Le jour où la société assure au citoyen et à
sa famille les conditions nécessaires à leur développement,
garantissant à tous, notamment à l’enfant, à la mère,
aux vieux travailleurs, la protection, la santé, la sécurité
matérielle, le repos et les loisirs, ce jour-là, la famille
libanaise pourra dormir tranquille. Car tout être en raison de son
âge, de son état physique et mental, de sa situation économique,
se trouvant dans l’incapacité de travailler, a le droit d’obtenir
de la collectivité des moyens convenables d’existence. Mais que
faire face à l’hostilité de la classe aisée à
participer à un système fondé sur la solidarité,
laquelle n’est même pas organisée entre les salariés
eux-mêmes, encore moins entre ceux-ci et le patronat et dont les
effets inégalitaires s’amplifient au quotidien, sous le regard impassible
d’un Etat, censé être l’arbitre, le protecteur et non partie
prenante, comme c’est le cas.
Le gouvernement sous la houlette de M. Hariri, a certes marqué
un point, celui d’affronter les situations aussi diffici-les et pénibles.
C’est audacieux, mais ce n’est pas suffisant. Il joue à quitte ou
double face à un marasme généralisé, où
l’irrationnel et l’utopie, brouillent la réalité libanaise.

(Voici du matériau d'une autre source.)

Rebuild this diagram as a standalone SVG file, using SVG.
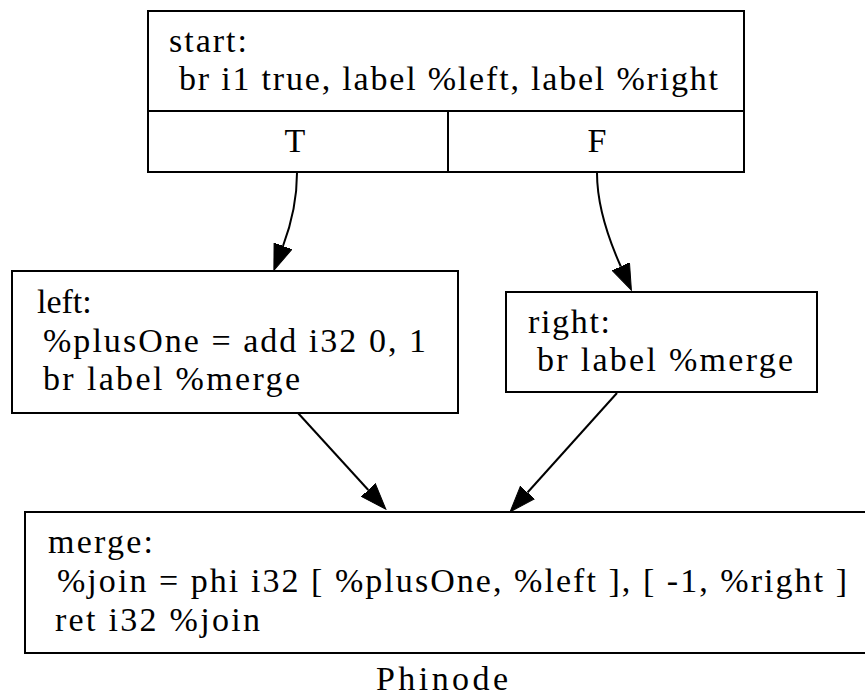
<svg xmlns="http://www.w3.org/2000/svg" width="865" height="698" viewBox="0 0 865 698">
  <style>
    .box { fill: #ffffff; stroke: #000000; stroke-width: 2; }
    .sep { stroke: #000000; stroke-width: 2; fill: none; }
    .lbl { font-family: "Liberation Serif", "Times New Roman", serif; font-size: 34px; fill: #000000; }
    .mid { text-anchor: middle; }
    .edge { fill: none; stroke: #000000; stroke-width: 2; }
  </style>
  <defs>
    <marker id="arrow" viewBox="0 0 27 20" refX="0" refY="10" markerWidth="27" markerHeight="20" markerUnits="userSpaceOnUse" orient="auto">
      <path d="M0,0.5 L26,10 L0,19.5 z" fill="#000000" stroke="#000000" stroke-width="1"/>
    </marker>
  </defs>

  <rect width="865" height="698" fill="#ffffff"/>

  <!-- start block with T / F ports -->
  <g id="start">
    <rect class="box" x="148" y="11" width="596" height="161"/>
    <line class="sep" x1="148" y1="111" x2="744" y2="111"/>
    <line class="sep" x1="448" y1="111" x2="448" y2="172"/>
    <text class="lbl" x="169" y="52" textLength="78" lengthAdjust="spacing">start:</text>
    <text class="lbl" x="179" y="90" textLength="539" lengthAdjust="spacing">br i1 true, label %left, label %right</text>
    <text class="lbl mid" x="295" y="152">T</text>
    <text class="lbl mid" x="597" y="152">F</text>
  </g>

  <!-- left block -->
  <g id="left">
    <rect class="box" x="12" y="271" width="446" height="142"/>
    <text class="lbl" x="37" y="313">left:</text>
    <text class="lbl" x="43" y="352" textLength="383" lengthAdjust="spacing">%plusOne = add i32 0, 1</text>
    <text class="lbl" x="43" y="390" textLength="257" lengthAdjust="spacing">br label %merge</text>
  </g>

  <!-- right block -->
  <g id="right">
    <rect class="box" x="506" y="292" width="311" height="100"/>
    <text class="lbl" x="528" y="333" textLength="82" lengthAdjust="spacing">right:</text>
    <text class="lbl" x="537" y="371" textLength="256" lengthAdjust="spacing">br label %merge</text>
  </g>

  <!-- merge block -->
  <g id="merge">
    <rect class="box" x="25" y="512" width="842" height="141"/>
    <text class="lbl" x="48" y="553" textLength="105" lengthAdjust="spacing">merge:</text>
    <text class="lbl" x="57" y="592" textLength="790" lengthAdjust="spacing">%join = phi i32 [ %plusOne, %left ], [ -1, %right ]</text>
    <text class="lbl" x="55" y="631" textLength="205" lengthAdjust="spacing">ret i32 %join</text>
  </g>

  <!-- control-flow edges -->
  <g id="edges">
    <path class="edge" d="M297,173 C297,200 292,222 283,246" marker-end="url(#arrow)"/>
    <path class="edge" d="M597,173 C597,205 608.3,238.5 620.8,266.5" marker-end="url(#arrow)"/>
    <path class="edge" d="M298,413 L368.3,490" marker-end="url(#arrow)"/>
    <path class="edge" d="M617,393 L527.5,492.5" marker-end="url(#arrow)"/>
  </g>

  <text class="lbl mid" x="442" y="690" textLength="132" lengthAdjust="spacing">Phinode</text>
</svg>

Dans un Liban apparemment unifié par les modes de vie et les marchés
financiers, il demeure une caractéristique propre aux Libanais:
celle de dire non aux réformes piégées! Toute-fois,
au lieu de s’engager dans de banales et stériles débats parlementaires,
en présentant quelques amendements aux textes habilitant le gouvernement
à procéder à des réformes d’envergure, mieux
vaut présenter un projet de rechange conférant à l’épreuve
de force tout son sens et sa dimension. “Malheureux le pays qui a besoin
de héros pour le redresser, alors que sur lui-même il devrait
compter”. |
“Malheureux le pays qui a besoin de héros
pour le redresser, alors que sur lui-même il devrait compter.”